A noise protected superconducting Fluxonium qubit

Since the early 2000s, there has been a significant improvement in the coherence time of superconducting qubits by five orders of magnitude. Despite this progress, current qubit performances are still a major limitation to the development of a universal quantum processor. Currently, the fluxonium qubit stands as the circuit with the longest observed coherence [1], with recent experiments showing it can achieve milliseconds of coherence. It is composed of a superconducting loop made of a Josephson junction shunted by a large inductance (often called a super-inductance). An external magnetic field threading the loop can be used to tune the circuit parameters.

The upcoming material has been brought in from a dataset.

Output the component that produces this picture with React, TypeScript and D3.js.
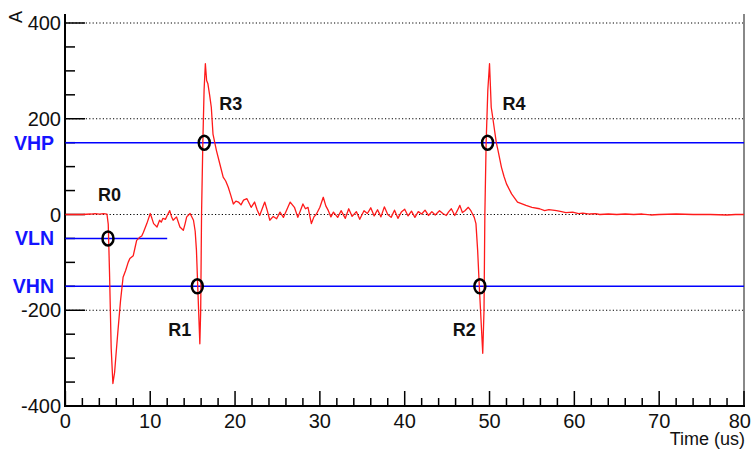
import React from "react";
import * as d3 from "d3";

const timeUs: number[] = [
  0, 1, 2, 3, 3.5, 4, 4.5, 4.9, 5.05, 5.2, 5.4, 5.6, 5.8, 6.0, 6.2, 6.5, 6.8, 7.1, 7.4, 7.6, 8.0, 8.2, 8.4, 8.8, 9.0, 9.2, 9.6, 10.0,
  10.2, 10.4, 10.8, 11.1, 11.3, 11.5, 11.8, 12.0, 12.3, 12.5, 12.7, 13.1, 13.5, 13.9, 14.1, 14.3, 14.7, 15.1, 15.3, 15.45, 15.6, 15.85,
  15.95, 16.05, 16.2, 16.35, 16.5, 16.65, 16.8, 17.0, 17.2, 17.4, 17.8, 18.2, 18.6, 18.9, 19.2, 19.5, 19.8, 20.1, 20.4, 20.7, 21.0, 21.4,
  21.9, 22.3, 22.6, 22.9, 23.2, 23.5, 23.8, 24.1, 24.5, 24.9, 25.3, 25.7, 26.1, 26.5, 27.0, 27.4, 27.7, 28.0, 28.3, 28.6, 29.0, 29.3,
  29.6, 30.0, 30.4, 30.7, 31.0, 31.3, 31.6, 32.1, 32.5, 33.0, 33.4, 33.8, 34.3, 34.7, 35.2, 35.6, 36.0, 36.4,
  36.8, 37.2, 37.6, 38.0, 38.4, 38.8, 39.2, 39.6, 40.0, 40.4, 40.8, 41.2, 41.6, 42.0, 42.4, 42.8,
  43.2, 43.6, 44.1, 44.5, 44.9, 45.2, 45.5, 45.9, 46.2, 46.5, 46.8, 47.1, 47.5, 47.8, 48.0, 48.2, 48.4, 48.6, 48.8, 49.2, 49.35,
  49.45, 49.6, 49.8, 50.0, 50.1, 50.2, 50.4, 50.6, 50.8, 51.0, 51.4, 51.7, 52.0, 52.6, 53.3, 54.3, 55.0, 55.9, 56.5, 57.0, 57.9, 58.5,
  59.0, 59.8, 60.5, 61.0, 61.8, 62.5, 63, 64, 65, 66, 67, 68, 69, 70, 72, 74, 76, 78, 79, 80,
];
const currentA: number[] = [
  0, 0, 0, 1, 2, 1, 2, 1, -20, -120, -280, -353, -330, -285, -242, -180, -131, -117, -100, -92, -86, -70, -54, -47, -45, -37, -19, 2,
  -8, -19, -26, -12, -16, -8, -10, -2, 8, -4, -12, -5, -26, -33, -20, -5, 2, -12, -35, -75, -150, -270,
  -200, 0, 148, 260, 315, 280, 273, 250, 224, 168, 134, 106, 78, 70, 57, 40, 22, 28, 26, 20, 30, 33,
  15, 26, 10, -2, 12, 26, 8, -12, -4, -9, 5, -6, 10, 26, 15, -6, 8, 22, 12, 15, -19, -5,
  1, 15, 36, 18, 8, -5, 5, -6, 8, -8, 12, -4, 6, -10, 8, 2, 14, -3,
  10, -5, 16, 0, -6, 9, -8, 5, 11, -3, 7, -6, 6, 1, 9, -2,
  6, -1, 8, 2, -2, 6, 12, -2, 8, 19, 4, 8, 15, 8, 1, -6, -19, -75, -152, -290, -200,
  0, 150, 260, 315, 270, 224, 200, 175, 150, 134, 99, 80, 64, 43, 26, 19, 15, 12, 8, 10, 8, 6,
  4, 5, 2, 3, 1, 2, 0, 1, 0, 1, 0, 1, -1, 0, 1, 0, 0, -1, 0, 0,
];

const xTickValues: number[] = [0, 10, 20, 30, 40, 50, 60, 70, 80];
const yTickValues: number[] = [-400, -200, 0, 200, 400];
const gridValues: number[] = [-200, 0, 200, 400];

const thresholdNames: string[] = ["VHP", "VLN", "VHN"];
const thresholdValues: number[] = [150, -50, -150];
const thresholdEnds: number[] = [80, 12, 80];

const markerNames: string[] = ["R0", "R1", "R2", "R3", "R4"];
const markerTimes: number[] = [5.02, 15.55, 48.86, 16.37, 49.77];
const markerValues: number[] = [-50, -150, -150, 150, 150];
// label offsets in pixels relative to marker
const labelDx: number[] = [-10, -29, -27, 15, 15];
const labelDy: number[] = [-37, 50, 50, -33, -33];

export default function App() {
  const x = d3.scaleLinear().domain([0, 80]).range([65.4, 744]);
  const y = d3.scaleLinear().domain([-400, 418.8]).range([406, 14]);
  const pts = timeUs.map((t, i) => [t, currentA[i]] as [number, number]);
  const line = d3
    .line<[number, number]>()
    .x((d) => x(d[0]))
    .y((d) => y(d[1]));

  const xMinor = d3.range(0, 80.01, 2);
  const yMinor = d3.range(-400, 400.01, 50);
  const numFont = "'Liberation Sans Narrow', 'Liberation Sans', Arial, sans-serif";
  const boldFont = "'Liberation Sans', Arial, sans-serif";

  return (
    <svg width={751} height={451} style={{ position: "absolute", left: 0, top: 0, background: "#fff" }}>
      <rect x={0} y={0} width={751} height={451} fill="#fff" />
      {gridValues.map((v) => (
        <line key={"g" + v} x1={x(0)} x2={x(80)} y1={y(v)} y2={y(v)} stroke="#000" strokeWidth={1} strokeDasharray="1.2 2.2" />
      ))}
      {/* frame */}
      <line x1={744} x2={744} y1={14} y2={406} stroke="#888" strokeWidth={2} />
      <line x1={65} x2={65} y1={14} y2={407} stroke="#000" strokeWidth={2} />
      <line x1={64} x2={745} y1={406} y2={406} stroke="#000" strokeWidth={2} />
      {yMinor.map((v) => (
        <line key={"ym" + v} x1={65} x2={v % 200 === 0 ? 85 : 75} y1={y(v)} y2={y(v)} stroke="#000" strokeWidth={1.5} />
      ))}
      {xMinor.map((t) => (
        <line key={"xm" + t} x1={x(t)} x2={x(t)} y1={406} y2={t % 10 === 0 ? 391 : 398} stroke="#000" strokeWidth={1.5} />
      ))}
      {yTickValues.map((v) => (
        <text key={"yl" + v} x={61} y={y(v) + 7} textAnchor="end" fontFamily={numFont} fontSize={20} fill="#111">
          {v}
        </text>
      ))}
      {xTickValues.map((t) => (
        <text
          key={"xl" + t}
          x={t === 80 ? 751 : x(t)}
          y={428}
          textAnchor={t === 80 ? "end" : "middle"}
          fontFamily={numFont}
          fontSize={20}
          fill="#111"
        >
          {t}
        </text>
      ))}
      <text x={745} y={445} textAnchor="end" fontFamily={numFont} fontSize={18} fill="#111">
        Time (us)
      </text>
      <text transform="translate(22,17) rotate(-90)" textAnchor="middle" fontFamily={numFont} fontSize={18} fill="#111">
        A
      </text>
      {thresholdNames.map((n, i) => (
        <g key={n}>
          <line x1={x(0)} x2={x(thresholdEnds[i])} y1={y(thresholdValues[i])} y2={y(thresholdValues[i])} stroke="#0000ff" strokeWidth={1.5} />
          <text x={54} y={y(thresholdValues[i]) + 7} textAnchor="end" fontFamily={boldFont} fontWeight="bold" fontSize={19.5} fill="#1414ff">
            {n}
          </text>
        </g>
      ))}
      <path d={line(pts) || ""} fill="none" stroke="#ff1a1a" strokeWidth={1.3} strokeLinejoin="round" />
      {markerNames.map((n, i) => {
        const cx = x(markerTimes[i]);
        const cy = y(markerValues[i]);
        return (
          <g key={n}>
            <ellipse cx={cx} cy={cy} rx={5.5} ry={7} fill="none" stroke="#000" strokeWidth={2.5} />
            <text x={cx + labelDx[i]} y={cy + labelDy[i]} fontFamily={boldFont} fontWeight="bold" fontSize={18} fill="#111">
              {n}
            </text>
          </g>
        );
      })}
    </svg>
  );
}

Several groups have created Fluxonium devices with a very low frequency of 1-10 MHz. This approach results in a reduced relaxation rate due to the decrease in the charge matrix element at lower frequencies. This is a simple way to enhance the performances of this qubit. Alternatively, a protected qubit can be encoded in multimodal circuit that generalizes the fluxonium to a larger parameter space. In these more complex circuits, protected information can be encoded at the cost of stringent requirements on the circuit parameters [2,3].

In this work, we use the single-loop fluxonium circuit in a new regime. We engineer the circuit parameters so that the qubit wave functions are de-localized over several potential wells to minimize their overlap, hence guaranteeing an extremely small matrix element or equivalently a very long relaxation time. Additionally, the qubit transitions offer a very low sensitivity to flux noise thanks to the very large inductance. We will discuss the depolarization and coherence times, as well as their limitations, for this new type of Fluxonium qubit.

1 Somoroff, Aaron, et al. "Millisecond coherence in a superconducting qubit." Physical Review Letters 130.26 (2023): 267001.

2 Kalashnikov, Konstantin, et al. "Bifluxon: Fluxon-parity-protected superconducting qubit." PRX Quantum 1.1 (2020): 010307.

3 Gyenis, András, et al. "Experimental realization of a protected superconducting circuit derived from the 0–π qubit." PRX Quantum 2.1 (2021): 010339.